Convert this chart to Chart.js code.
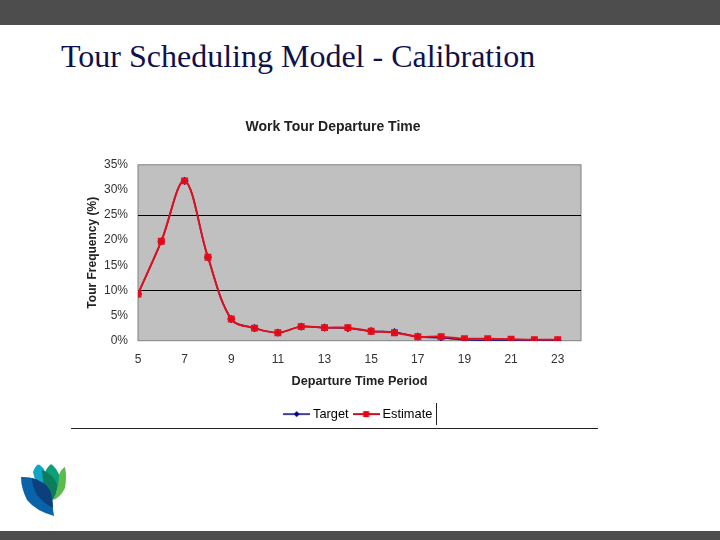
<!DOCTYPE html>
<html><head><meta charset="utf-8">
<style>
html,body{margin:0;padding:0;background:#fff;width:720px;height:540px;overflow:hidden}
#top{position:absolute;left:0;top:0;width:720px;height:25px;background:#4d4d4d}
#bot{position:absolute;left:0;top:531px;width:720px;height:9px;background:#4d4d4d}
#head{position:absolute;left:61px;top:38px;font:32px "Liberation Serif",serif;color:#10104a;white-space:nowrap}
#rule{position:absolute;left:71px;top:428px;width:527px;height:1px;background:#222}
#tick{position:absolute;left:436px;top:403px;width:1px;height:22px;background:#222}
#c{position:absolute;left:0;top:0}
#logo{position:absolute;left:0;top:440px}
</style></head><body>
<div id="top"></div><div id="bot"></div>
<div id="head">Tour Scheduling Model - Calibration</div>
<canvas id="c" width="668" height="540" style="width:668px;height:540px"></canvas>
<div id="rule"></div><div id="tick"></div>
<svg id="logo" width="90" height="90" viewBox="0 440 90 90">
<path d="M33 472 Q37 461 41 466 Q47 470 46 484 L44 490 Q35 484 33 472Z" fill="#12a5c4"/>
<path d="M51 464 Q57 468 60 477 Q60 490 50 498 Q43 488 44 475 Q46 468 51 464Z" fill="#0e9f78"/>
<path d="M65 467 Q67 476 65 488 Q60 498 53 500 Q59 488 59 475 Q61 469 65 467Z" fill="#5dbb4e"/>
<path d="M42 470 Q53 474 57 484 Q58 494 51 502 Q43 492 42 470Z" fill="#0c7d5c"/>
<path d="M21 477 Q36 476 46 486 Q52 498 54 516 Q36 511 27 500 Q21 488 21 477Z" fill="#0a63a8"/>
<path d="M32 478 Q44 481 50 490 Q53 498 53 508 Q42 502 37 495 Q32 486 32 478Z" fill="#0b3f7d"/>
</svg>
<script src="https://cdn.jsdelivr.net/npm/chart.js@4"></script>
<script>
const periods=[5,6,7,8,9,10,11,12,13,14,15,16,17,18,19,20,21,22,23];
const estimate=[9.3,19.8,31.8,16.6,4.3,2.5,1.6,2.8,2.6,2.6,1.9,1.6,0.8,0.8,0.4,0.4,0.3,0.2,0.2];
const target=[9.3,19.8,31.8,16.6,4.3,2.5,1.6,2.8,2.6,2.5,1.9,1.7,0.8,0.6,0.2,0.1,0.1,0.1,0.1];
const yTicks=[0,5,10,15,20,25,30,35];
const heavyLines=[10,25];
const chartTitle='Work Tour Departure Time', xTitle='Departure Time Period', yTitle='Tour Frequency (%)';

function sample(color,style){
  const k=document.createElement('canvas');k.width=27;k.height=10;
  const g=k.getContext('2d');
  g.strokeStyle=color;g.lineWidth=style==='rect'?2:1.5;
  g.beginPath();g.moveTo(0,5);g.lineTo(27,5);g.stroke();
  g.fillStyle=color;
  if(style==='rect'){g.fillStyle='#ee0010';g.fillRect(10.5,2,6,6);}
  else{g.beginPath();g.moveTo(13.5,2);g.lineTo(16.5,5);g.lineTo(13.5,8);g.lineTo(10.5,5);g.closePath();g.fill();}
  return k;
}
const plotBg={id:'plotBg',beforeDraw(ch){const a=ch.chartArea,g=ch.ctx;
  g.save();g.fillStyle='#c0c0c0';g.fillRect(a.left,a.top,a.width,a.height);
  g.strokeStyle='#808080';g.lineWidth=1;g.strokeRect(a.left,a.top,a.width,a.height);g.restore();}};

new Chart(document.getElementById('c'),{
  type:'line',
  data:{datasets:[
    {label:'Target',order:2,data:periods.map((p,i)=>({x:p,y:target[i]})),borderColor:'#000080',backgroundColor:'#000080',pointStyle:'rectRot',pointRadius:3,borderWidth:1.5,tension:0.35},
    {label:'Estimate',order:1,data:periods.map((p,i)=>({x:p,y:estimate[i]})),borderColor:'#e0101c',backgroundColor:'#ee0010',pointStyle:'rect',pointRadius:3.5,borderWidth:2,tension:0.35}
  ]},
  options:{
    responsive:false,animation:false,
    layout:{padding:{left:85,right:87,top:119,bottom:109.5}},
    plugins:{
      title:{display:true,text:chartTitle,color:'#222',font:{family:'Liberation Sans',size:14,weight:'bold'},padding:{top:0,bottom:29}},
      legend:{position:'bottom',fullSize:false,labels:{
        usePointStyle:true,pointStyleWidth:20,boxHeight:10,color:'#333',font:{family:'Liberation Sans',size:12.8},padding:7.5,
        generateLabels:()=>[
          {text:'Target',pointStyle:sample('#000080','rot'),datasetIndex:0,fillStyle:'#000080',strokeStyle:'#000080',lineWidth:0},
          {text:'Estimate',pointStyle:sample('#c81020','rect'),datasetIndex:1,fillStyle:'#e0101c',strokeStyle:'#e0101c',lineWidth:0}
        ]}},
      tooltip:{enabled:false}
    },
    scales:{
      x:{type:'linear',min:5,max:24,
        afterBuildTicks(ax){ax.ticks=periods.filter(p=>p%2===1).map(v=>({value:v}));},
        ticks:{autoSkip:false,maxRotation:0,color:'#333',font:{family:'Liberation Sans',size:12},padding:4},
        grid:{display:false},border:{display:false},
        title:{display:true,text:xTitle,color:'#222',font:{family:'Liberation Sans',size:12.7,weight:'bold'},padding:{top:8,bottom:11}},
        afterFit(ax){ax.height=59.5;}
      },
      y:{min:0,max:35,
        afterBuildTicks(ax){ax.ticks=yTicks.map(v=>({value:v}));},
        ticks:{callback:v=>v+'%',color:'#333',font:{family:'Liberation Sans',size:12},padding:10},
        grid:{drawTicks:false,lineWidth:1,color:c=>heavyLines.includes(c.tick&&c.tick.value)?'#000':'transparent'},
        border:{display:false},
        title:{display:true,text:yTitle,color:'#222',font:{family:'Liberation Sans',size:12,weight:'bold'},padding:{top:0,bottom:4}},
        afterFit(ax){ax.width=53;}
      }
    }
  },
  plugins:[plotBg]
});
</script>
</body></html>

•••

- SHORT EXERCISE
Write the listing above out again exactly, dropping each image.

- THE COMPLETED TASK
Convert this chart to Chart.js code.
<!DOCTYPE html>
<html><head><meta charset="utf-8">
<style>
html,body{margin:0;padding:0;background:#fff;width:720px;height:540px;overflow:hidden}
#top{position:absolute;left:0;top:0;width:720px;height:25px;background:#4d4d4d}
#bot{position:absolute;left:0;top:531px;width:720px;height:9px;background:#4d4d4d}
#head{position:absolute;left:61px;top:38px;font:32px "Liberation Serif",serif;color:#10104a;white-space:nowrap}
#rule{position:absolute;left:71px;top:428px;width:527px;height:1px;background:#222}
#tick{position:absolute;left:436px;top:403px;width:1px;height:22px;background:#222}
#c{position:absolute;left:0;top:0}
#logo{position:absolute;left:0;top:440px}
</style></head><body>
<div id="top"></div><div id="bot"></div>
<div id="head">Tour Scheduling Model - Calibration</div>
<canvas id="c" width="668" height="540" style="width:668px;height:540px"></canvas>
<div id="rule"></div><div id="tick"></div>
<svg id="logo" width="90" height="90" viewBox="0 440 90 90">
<path d="M33 472 Q37 461 41 466 Q47 470 46 484 L44 490 Q35 484 33 472Z" fill="#12a5c4"/>
<path d="M51 464 Q57 468 60 477 Q60 490 50 498 Q43 488 44 475 Q46 468 51 464Z" fill="#0e9f78"/>
<path d="M65 467 Q67 476 65 488 Q60 498 53 500 Q59 488 59 475 Q61 469 65 467Z" fill="#5dbb4e"/>
<path d="M42 470 Q53 474 57 484 Q58 494 51 502 Q43 492 42 470Z" fill="#0c7d5c"/>
<path d="M21 477 Q36 476 46 486 Q52 498 54 516 Q36 511 27 500 Q21 488 21 477Z" fill="#0a63a8"/>
<path d="M32 478 Q44 481 50 490 Q53 498 53 508 Q42 502 37 495 Q32 486 32 478Z" fill="#0b3f7d"/>
</svg>
<script src="https://cdn.jsdelivr.net/npm/chart.js@4"></script>
<script>
const periods=[5,6,7,8,9,10,11,12,13,14,15,16,17,18,19,20,21,22,23];
const estimate=[9.3,19.8,31.8,16.6,4.3,2.5,1.6,2.8,2.6,2.6,1.9,1.6,0.8,0.8,0.4,0.4,0.3,0.2,0.2];
const target=[9.3,19.8,31.8,16.6,4.3,2.5,1.6,2.8,2.6,2.5,1.9,1.7,0.8,0.6,0.2,0.1,0.1,0.1,0.1];
const yTicks=[0,5,10,15,20,25,30,35];
const heavyLines=[10,25];
const chartTitle='Work Tour Departure Time', xTitle='Departure Time Period', yTitle='Tour Frequency (%)';

function sample(color,style){
  const k=document.createElement('canvas');k.width=27;k.height=10;
  const g=k.getContext('2d');
  g.strokeStyle=color;g.lineWidth=style==='rect'?2:1.5;
  g.beginPath();g.moveTo(0,5);g.lineTo(27,5);g.stroke();
  g.fillStyle=color;
  if(style==='rect'){g.fillStyle='#ee0010';g.fillRect(10.5,2,6,6);}
  else{g.beginPath();g.moveTo(13.5,2);g.lineTo(16.5,5);g.lineTo(13.5,8);g.lineTo(10.5,5);g.closePath();g.fill();}
  return k;
}
const plotBg={id:'plotBg',beforeDraw(ch){const a=ch.chartArea,g=ch.ctx;
  g.save();g.fillStyle='#c0c0c0';g.fillRect(a.left,a.top,a.width,a.height);
  g.strokeStyle='#808080';g.lineWidth=1;g.strokeRect(a.left,a.top,a.width,a.height);g.restore();}};

new Chart(document.getElementById('c'),{
  type:'line',
  data:{datasets:[
    {label:'Target',order:2,data:periods.map((p,i)=>({x:p,y:target[i]})),borderColor:'#000080',backgroundColor:'#000080',pointStyle:'rectRot',pointRadius:3,borderWidth:1.5,tension:0.35},
    {label:'Estimate',order:1,data:periods.map((p,i)=>({x:p,y:estimate[i]})),borderColor:'#e0101c',backgroundColor:'#ee0010',pointStyle:'rect',pointRadius:3.5,borderWidth:2,tension:0.35}
  ]},
  options:{
    responsive:false,animation:false,
    layout:{padding:{left:85,right:87,top:119,bottom:109.5}},
    plugins:{
      title:{display:true,text:chartTitle,color:'#222',font:{family:'Liberation Sans',size:14,weight:'bold'},padding:{top:0,bottom:29}},
      legend:{position:'bottom',fullSize:false,labels:{
        usePointStyle:true,pointStyleWidth:20,boxHeight:10,color:'#333',font:{family:'Liberation Sans',size:12.8},padding:7.5,
        generateLabels:()=>[
          {text:'Target',pointStyle:sample('#000080','rot'),datasetIndex:0,fillStyle:'#000080',strokeStyle:'#000080',lineWidth:0},
          {text:'Estimate',pointStyle:sample('#c81020','rect'),datasetIndex:1,fillStyle:'#e0101c',strokeStyle:'#e0101c',lineWidth:0}
        ]}},
      tooltip:{enabled:false}
    },
    scales:{
      x:{type:'linear',min:5,max:24,
        afterBuildTicks(ax){ax.ticks=periods.filter(p=>p%2===1).map(v=>({value:v}));},
        ticks:{autoSkip:false,maxRotation:0,color:'#333',font:{family:'Liberation Sans',size:12},padding:4},
        grid:{display:false},border:{display:false},
        title:{display:true,text:xTitle,color:'#222',font:{family:'Liberation Sans',size:12.7,weight:'bold'},padding:{top:8,bottom:11}},
        afterFit(ax){ax.height=59.5;}
      },
      y:{min:0,max:35,
        afterBuildTicks(ax){ax.ticks=yTicks.map(v=>({value:v}));},
        ticks:{callback:v=>v+'%',color:'#333',font:{family:'Liberation Sans',size:12},padding:10},
        grid:{drawTicks:false,lineWidth:1,color:c=>heavyLines.includes(c.tick&&c.tick.value)?'#000':'transparent'},
        border:{display:false},
        title:{display:true,text:yTitle,color:'#222',font:{family:'Liberation Sans',size:12,weight:'bold'},padding:{top:0,bottom:4}},
        afterFit(ax){ax.width=53;}
      }
    }
  },
  plugins:[plotBg]
});
</script>
</body></html>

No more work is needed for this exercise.